▶ _Exercise task_: Omit all images, then repeat exactly the lines below from the one containing "Give me the matplotlib source for this chart." through the one containing "plt.rcParams['mathtext.bf'] = 'Liberation", both ends included.

▶ _Given information_:

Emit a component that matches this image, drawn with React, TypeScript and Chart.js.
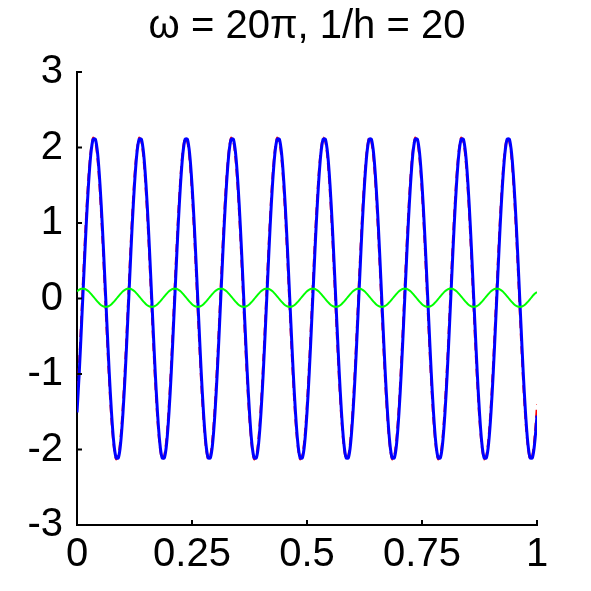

* * *

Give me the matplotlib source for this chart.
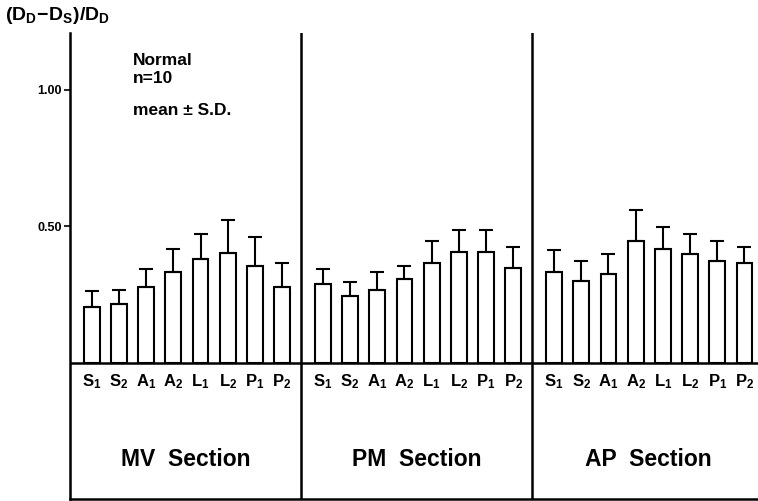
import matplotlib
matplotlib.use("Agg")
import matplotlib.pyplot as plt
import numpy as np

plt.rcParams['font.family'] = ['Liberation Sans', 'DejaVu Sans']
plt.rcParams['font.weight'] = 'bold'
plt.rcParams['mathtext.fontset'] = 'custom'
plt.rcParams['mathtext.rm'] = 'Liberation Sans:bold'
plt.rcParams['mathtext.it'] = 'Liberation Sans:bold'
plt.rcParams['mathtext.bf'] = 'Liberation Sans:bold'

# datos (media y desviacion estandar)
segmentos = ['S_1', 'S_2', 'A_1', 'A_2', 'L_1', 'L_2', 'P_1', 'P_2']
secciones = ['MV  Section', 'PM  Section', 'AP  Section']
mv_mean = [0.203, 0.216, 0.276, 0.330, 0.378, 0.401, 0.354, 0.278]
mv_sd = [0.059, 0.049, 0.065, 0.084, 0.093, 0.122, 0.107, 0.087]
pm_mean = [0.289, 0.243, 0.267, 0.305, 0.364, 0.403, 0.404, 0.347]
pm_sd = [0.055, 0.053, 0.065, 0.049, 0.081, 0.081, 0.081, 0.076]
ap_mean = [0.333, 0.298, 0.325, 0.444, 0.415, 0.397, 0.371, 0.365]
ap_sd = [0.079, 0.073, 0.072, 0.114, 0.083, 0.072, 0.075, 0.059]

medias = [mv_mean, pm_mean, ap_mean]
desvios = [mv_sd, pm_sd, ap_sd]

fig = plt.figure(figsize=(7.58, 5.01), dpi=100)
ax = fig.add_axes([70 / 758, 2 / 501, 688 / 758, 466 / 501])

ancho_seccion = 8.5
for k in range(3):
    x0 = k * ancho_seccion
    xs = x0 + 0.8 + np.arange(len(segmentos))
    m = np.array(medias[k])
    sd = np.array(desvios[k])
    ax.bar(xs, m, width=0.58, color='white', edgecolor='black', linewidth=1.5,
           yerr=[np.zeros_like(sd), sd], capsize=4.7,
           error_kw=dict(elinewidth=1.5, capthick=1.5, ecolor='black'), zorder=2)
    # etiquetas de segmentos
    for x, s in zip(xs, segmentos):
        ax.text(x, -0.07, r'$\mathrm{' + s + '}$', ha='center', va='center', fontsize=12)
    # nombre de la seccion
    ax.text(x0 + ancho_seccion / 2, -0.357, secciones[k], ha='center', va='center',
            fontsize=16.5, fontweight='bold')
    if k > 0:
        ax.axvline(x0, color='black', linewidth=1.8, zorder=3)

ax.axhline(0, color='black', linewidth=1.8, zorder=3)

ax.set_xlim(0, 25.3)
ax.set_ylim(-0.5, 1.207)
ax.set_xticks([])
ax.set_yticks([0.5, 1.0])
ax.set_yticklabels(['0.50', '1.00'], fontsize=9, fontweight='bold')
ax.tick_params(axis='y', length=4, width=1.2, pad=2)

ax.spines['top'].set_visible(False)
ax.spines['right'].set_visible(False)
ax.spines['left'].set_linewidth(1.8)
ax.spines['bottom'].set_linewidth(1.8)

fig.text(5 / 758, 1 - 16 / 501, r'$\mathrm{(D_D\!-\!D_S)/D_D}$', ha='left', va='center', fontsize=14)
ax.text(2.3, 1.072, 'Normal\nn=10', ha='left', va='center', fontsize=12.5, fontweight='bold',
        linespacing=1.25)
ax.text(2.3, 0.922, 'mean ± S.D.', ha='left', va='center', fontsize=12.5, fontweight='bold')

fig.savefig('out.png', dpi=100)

▶ _Answer to this exercise_:
Give me the matplotlib source for this chart.
import matplotlib
matplotlib.use("Agg")
import matplotlib.pyplot as plt
import numpy as np

plt.rcParams['font.family'] = ['Liberation Sans', 'DejaVu Sans']
plt.rcParams['font.weight'] = 'bold'
plt.rcParams['mathtext.fontset'] = 'custom'
plt.rcParams['mathtext.rm'] = 'Liberation Sans:bold'
plt.rcParams['mathtext.it'] = 'Liberation Sans:bold'
plt.rcParams['mathtext.bf'] = 'Liberation Sans:bold'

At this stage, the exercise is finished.